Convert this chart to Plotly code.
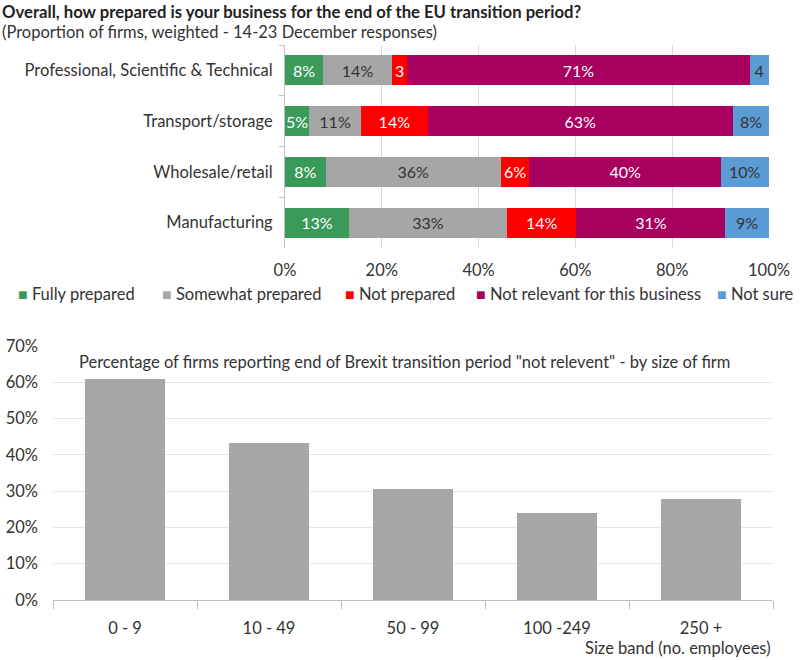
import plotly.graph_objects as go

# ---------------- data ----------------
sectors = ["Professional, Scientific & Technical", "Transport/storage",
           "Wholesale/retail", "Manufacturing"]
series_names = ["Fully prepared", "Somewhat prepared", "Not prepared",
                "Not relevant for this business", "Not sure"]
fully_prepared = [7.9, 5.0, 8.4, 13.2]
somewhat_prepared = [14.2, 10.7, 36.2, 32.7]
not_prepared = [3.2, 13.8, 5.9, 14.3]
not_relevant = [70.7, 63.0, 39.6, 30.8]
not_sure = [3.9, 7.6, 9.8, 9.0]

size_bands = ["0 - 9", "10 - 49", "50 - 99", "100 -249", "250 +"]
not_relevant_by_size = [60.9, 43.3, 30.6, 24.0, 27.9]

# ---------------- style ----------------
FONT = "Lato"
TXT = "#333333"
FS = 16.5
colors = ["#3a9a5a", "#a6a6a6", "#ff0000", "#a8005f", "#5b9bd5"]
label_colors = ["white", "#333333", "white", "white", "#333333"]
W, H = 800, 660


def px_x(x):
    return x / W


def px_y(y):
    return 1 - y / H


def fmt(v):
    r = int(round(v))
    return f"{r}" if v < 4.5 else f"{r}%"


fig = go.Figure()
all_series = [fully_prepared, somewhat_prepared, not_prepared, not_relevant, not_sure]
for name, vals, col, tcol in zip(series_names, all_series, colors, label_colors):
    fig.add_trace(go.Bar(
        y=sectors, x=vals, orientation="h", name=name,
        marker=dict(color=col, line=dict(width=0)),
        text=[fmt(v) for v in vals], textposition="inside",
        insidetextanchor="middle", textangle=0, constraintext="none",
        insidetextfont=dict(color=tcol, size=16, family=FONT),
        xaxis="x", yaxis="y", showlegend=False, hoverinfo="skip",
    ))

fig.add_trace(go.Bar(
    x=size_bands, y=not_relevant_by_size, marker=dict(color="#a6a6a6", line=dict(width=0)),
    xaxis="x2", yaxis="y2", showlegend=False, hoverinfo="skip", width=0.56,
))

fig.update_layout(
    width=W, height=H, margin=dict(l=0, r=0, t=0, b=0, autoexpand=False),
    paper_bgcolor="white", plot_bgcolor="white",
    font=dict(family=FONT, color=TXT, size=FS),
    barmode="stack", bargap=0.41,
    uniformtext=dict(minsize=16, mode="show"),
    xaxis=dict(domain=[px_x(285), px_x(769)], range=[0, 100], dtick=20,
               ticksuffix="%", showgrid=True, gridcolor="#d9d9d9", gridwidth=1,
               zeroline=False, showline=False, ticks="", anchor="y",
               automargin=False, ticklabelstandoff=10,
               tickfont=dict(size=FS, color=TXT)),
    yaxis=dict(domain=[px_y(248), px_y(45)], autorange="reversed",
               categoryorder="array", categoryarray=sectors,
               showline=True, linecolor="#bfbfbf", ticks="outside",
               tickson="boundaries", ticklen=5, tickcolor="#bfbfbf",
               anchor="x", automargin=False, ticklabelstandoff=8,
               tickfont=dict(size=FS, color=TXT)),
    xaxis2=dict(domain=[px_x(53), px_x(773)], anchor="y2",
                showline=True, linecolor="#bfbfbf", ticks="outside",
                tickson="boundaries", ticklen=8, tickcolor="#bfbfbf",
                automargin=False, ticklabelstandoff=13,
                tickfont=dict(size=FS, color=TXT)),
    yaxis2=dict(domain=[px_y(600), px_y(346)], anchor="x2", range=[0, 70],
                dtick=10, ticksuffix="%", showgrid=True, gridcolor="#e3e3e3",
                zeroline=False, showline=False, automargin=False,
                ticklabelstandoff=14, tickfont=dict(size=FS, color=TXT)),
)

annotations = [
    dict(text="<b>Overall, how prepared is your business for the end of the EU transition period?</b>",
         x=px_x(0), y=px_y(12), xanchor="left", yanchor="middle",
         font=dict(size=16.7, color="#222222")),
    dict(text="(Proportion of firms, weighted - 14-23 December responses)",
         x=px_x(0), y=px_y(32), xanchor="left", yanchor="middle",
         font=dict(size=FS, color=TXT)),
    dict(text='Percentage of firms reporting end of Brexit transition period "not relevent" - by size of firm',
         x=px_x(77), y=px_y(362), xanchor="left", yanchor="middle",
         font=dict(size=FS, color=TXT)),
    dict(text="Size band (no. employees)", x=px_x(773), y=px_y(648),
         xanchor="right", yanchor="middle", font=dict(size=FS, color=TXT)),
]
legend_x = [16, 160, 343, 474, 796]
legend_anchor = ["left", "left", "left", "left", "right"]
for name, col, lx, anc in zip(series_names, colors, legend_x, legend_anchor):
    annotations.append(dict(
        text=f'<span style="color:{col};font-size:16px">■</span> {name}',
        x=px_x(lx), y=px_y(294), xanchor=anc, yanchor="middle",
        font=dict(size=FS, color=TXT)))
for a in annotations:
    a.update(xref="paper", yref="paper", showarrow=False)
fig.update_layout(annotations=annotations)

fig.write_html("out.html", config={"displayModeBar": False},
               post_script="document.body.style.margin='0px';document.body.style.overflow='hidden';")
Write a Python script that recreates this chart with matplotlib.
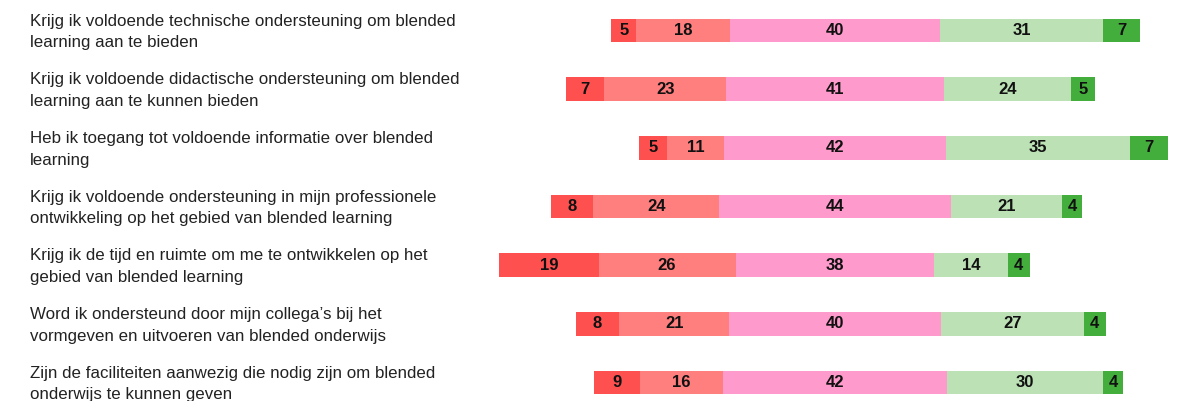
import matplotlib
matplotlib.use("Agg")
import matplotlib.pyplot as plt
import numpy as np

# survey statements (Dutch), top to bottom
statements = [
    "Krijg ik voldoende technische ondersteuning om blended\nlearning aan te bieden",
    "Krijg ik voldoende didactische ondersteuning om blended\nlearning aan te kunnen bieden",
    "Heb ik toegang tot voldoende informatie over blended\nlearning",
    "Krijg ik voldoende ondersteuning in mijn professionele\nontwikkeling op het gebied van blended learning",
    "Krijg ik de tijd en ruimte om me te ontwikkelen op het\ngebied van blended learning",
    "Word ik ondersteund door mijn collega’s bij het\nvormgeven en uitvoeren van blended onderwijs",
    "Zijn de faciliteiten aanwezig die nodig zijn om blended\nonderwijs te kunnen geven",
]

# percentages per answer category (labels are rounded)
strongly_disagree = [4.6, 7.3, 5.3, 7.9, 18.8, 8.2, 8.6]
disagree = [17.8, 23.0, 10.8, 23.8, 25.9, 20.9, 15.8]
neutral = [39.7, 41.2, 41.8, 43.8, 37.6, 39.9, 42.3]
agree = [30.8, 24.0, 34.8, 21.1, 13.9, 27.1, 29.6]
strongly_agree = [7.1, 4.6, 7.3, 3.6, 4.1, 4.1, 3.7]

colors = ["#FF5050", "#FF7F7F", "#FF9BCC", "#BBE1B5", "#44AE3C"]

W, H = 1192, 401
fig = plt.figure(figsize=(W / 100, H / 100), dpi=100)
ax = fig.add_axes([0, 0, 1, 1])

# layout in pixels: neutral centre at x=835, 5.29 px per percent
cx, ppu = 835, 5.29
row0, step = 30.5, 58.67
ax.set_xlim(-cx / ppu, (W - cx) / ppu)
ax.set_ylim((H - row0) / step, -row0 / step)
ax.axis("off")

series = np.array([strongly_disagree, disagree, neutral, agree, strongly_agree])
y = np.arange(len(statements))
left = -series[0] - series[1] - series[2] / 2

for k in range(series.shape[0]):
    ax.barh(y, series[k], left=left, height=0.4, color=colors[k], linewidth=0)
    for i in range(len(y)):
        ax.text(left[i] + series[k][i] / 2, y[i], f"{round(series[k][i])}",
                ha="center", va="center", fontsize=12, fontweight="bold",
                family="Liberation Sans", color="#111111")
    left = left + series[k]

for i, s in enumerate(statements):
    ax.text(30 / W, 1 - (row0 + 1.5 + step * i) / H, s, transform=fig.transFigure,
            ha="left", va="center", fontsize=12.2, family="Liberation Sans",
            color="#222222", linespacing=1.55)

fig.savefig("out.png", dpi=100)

—————

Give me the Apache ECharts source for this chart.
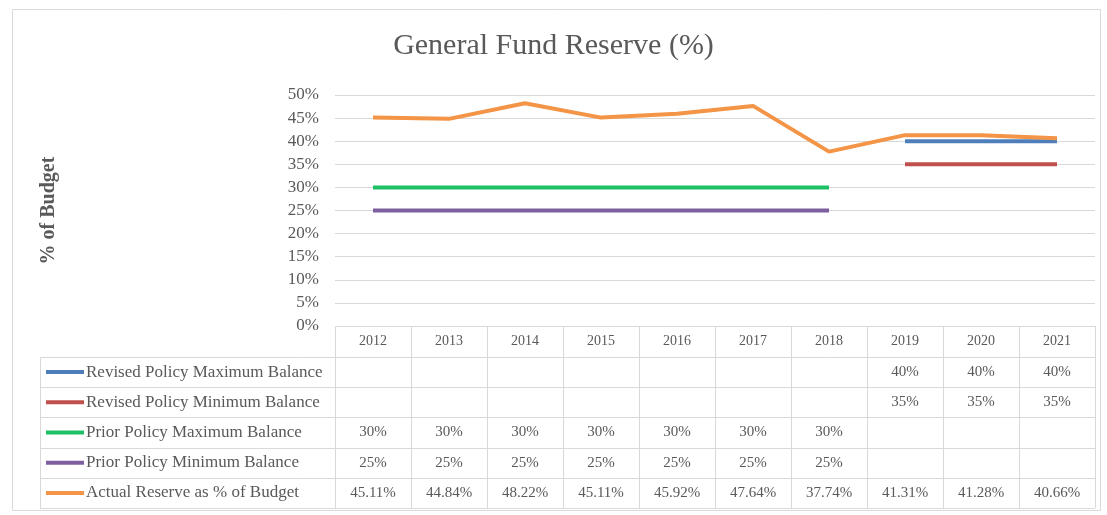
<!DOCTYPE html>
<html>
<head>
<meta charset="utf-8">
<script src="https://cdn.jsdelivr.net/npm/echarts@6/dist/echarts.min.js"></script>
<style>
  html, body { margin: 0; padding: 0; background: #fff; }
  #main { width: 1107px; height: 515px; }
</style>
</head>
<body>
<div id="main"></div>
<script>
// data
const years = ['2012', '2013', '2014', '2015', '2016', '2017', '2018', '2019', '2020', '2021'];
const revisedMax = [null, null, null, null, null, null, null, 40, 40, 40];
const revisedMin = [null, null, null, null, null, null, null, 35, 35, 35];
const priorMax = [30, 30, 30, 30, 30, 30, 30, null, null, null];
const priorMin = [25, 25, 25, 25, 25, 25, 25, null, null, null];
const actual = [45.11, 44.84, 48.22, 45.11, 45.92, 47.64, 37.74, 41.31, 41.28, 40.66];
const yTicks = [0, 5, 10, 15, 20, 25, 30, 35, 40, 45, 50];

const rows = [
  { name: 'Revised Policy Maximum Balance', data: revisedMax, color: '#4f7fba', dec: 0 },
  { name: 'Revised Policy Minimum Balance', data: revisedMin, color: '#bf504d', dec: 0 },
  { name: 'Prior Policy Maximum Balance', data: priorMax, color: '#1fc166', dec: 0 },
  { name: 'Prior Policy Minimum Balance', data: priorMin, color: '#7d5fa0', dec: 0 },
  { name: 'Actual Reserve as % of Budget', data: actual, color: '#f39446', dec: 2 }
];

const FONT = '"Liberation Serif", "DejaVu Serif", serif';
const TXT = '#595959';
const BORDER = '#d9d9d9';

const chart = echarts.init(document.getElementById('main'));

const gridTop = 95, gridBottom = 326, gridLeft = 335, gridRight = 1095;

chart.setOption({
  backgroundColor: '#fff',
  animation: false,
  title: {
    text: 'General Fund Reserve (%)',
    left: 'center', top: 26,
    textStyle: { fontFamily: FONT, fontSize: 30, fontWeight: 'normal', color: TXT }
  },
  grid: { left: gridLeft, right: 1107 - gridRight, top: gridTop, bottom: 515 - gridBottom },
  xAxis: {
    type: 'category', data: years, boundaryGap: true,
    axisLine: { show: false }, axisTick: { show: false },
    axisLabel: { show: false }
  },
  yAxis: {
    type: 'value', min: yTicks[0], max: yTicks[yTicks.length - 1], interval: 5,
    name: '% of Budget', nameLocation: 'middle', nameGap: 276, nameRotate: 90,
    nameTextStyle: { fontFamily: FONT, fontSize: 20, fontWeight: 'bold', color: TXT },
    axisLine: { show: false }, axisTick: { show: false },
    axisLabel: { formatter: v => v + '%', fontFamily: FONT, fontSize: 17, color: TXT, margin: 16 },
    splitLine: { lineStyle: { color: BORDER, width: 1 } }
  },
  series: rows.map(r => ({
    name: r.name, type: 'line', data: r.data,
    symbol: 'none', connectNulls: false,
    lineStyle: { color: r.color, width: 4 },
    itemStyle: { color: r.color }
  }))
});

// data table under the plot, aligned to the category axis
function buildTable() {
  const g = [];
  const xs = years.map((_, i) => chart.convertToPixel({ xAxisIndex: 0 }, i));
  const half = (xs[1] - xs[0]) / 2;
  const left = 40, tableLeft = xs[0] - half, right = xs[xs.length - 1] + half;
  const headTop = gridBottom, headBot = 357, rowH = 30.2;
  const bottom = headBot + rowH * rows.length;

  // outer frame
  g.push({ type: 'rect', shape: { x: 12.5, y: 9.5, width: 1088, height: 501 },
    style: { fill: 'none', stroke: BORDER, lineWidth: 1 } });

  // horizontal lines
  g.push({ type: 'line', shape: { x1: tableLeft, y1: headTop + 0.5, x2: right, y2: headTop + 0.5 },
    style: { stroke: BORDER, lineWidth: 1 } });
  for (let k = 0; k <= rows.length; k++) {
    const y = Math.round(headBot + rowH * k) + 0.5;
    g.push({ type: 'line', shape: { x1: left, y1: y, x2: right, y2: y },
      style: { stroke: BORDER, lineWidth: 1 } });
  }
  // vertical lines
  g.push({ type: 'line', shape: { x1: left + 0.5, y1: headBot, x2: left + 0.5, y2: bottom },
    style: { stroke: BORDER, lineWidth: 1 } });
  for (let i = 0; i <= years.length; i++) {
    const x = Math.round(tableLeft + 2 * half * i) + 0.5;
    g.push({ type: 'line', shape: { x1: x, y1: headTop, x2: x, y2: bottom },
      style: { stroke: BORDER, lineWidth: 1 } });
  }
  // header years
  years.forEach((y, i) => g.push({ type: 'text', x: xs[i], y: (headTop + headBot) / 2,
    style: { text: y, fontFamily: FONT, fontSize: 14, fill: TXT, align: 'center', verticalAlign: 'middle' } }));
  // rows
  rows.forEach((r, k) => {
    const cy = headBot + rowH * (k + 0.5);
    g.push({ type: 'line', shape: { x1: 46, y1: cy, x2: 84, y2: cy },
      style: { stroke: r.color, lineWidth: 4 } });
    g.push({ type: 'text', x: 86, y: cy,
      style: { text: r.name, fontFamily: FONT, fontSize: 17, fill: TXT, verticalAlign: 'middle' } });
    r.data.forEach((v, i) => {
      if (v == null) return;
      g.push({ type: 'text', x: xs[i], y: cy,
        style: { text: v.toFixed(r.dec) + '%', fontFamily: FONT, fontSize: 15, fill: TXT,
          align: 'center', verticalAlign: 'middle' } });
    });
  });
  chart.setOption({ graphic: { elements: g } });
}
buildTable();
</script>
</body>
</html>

—————

» AIM OF THE TASK:
Copy nothing but the lines above from the one with "Convert this chart to Plotly code." to the one with "import plotly.graph_objects as go", inclusive, word for word. Leave every picture out.

» ANSWER TO THE EXERCISE:
Convert this chart to Plotly code.
import plotly.graph_objects as go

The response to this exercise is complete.